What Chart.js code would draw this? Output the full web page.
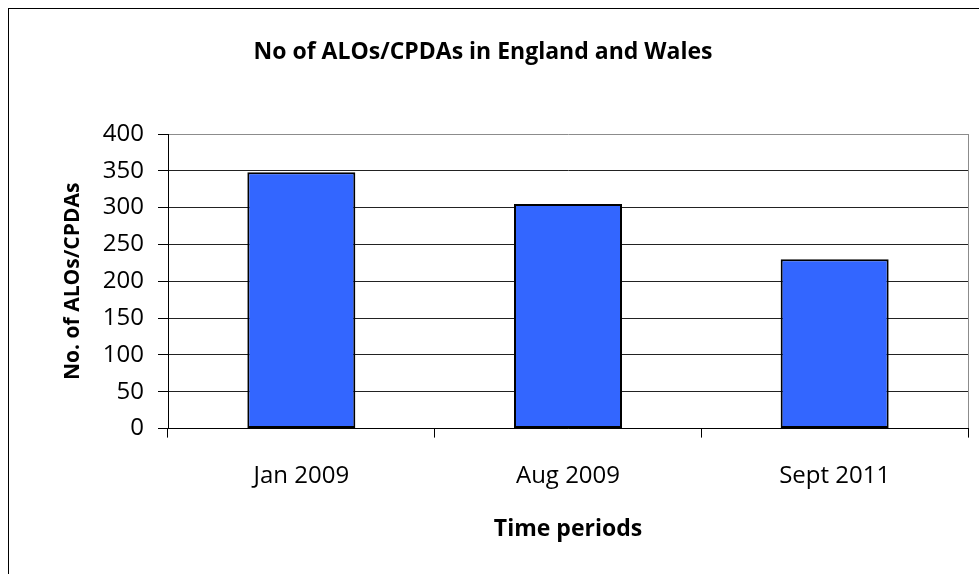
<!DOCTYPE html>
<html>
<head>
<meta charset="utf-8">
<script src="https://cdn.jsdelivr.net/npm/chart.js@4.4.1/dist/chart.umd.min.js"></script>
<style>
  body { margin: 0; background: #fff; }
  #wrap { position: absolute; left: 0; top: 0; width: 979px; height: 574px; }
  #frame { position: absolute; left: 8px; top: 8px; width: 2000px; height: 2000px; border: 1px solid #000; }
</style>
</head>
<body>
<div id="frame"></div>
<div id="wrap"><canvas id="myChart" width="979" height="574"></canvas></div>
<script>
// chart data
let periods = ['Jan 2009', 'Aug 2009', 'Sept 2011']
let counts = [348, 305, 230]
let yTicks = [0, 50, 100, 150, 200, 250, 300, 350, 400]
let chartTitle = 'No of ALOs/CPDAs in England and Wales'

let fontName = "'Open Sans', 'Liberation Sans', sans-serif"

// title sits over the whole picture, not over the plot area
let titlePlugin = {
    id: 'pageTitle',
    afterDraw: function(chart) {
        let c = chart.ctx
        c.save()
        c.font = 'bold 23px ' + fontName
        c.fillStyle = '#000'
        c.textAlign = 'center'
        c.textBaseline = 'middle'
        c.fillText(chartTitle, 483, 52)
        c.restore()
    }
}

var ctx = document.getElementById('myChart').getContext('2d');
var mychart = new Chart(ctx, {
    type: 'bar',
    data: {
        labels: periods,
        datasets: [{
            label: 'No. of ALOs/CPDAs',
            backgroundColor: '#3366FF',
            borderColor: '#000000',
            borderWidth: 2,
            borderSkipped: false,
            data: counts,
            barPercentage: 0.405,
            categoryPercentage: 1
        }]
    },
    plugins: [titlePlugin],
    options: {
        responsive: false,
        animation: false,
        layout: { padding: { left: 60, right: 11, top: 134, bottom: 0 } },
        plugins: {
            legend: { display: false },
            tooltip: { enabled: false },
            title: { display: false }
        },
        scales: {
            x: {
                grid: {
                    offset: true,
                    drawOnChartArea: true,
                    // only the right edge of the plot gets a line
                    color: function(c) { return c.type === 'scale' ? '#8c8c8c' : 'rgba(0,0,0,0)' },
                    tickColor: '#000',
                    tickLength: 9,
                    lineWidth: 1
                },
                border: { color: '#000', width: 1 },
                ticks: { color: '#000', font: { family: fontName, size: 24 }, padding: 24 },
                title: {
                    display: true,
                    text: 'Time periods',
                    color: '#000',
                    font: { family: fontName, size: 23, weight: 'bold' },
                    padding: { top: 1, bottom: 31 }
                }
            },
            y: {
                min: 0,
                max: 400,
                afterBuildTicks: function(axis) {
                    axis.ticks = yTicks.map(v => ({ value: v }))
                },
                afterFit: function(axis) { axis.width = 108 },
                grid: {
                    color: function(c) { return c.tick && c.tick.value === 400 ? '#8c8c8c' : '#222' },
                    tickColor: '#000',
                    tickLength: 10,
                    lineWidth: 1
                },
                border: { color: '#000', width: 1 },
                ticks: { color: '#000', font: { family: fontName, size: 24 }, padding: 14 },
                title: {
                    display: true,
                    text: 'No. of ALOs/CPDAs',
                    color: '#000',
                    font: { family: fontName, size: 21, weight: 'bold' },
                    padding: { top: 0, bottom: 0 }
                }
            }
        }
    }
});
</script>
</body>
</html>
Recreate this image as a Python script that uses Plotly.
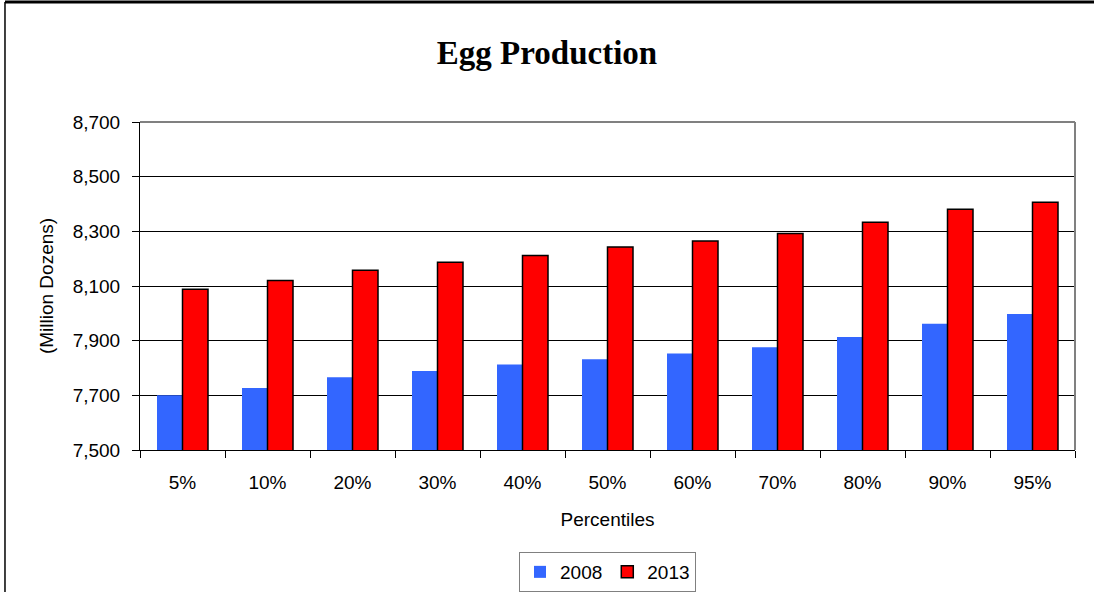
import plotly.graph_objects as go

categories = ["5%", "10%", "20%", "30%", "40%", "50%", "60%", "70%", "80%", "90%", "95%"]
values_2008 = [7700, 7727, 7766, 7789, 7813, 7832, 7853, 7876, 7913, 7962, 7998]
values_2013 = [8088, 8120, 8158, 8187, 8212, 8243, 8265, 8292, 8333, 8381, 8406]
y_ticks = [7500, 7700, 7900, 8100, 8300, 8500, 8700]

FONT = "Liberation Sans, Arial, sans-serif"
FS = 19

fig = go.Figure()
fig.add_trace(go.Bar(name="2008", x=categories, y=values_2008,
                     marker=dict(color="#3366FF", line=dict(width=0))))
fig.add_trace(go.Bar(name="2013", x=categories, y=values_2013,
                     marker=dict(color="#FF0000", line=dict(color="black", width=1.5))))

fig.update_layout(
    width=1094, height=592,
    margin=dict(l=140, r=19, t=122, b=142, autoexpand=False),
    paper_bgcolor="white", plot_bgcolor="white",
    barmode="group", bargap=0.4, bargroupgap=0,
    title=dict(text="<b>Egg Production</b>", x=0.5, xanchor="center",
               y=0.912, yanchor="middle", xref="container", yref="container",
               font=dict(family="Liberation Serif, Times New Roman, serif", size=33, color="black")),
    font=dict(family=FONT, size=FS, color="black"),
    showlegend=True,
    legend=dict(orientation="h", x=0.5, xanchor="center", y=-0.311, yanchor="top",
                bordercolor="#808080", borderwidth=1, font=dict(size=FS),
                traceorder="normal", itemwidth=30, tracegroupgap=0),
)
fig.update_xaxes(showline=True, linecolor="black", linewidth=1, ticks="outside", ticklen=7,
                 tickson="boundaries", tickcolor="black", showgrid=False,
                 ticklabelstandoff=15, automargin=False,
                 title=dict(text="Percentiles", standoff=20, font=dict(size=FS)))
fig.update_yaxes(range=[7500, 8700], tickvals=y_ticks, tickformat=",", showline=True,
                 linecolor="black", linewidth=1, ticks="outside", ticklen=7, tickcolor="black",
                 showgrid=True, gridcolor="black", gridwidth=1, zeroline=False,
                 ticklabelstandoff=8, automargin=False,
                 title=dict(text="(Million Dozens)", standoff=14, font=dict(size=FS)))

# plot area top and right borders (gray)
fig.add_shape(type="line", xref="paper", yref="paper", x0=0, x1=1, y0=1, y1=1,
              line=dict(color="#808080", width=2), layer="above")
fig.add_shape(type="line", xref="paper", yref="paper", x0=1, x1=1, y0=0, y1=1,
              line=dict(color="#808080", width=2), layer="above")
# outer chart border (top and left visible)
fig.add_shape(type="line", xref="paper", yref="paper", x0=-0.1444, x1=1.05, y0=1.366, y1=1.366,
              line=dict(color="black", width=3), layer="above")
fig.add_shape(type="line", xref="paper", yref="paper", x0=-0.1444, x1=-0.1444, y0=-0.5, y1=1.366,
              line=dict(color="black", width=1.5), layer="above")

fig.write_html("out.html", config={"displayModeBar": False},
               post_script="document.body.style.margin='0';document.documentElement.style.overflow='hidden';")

______

## [WORK TO DO]
Find the lines containing "this" and pull them out.

## [COMPLETED TASK]
What Chart.js code would draw this? Output the full web page.
Recreate this image as a Python script that uses Plotly.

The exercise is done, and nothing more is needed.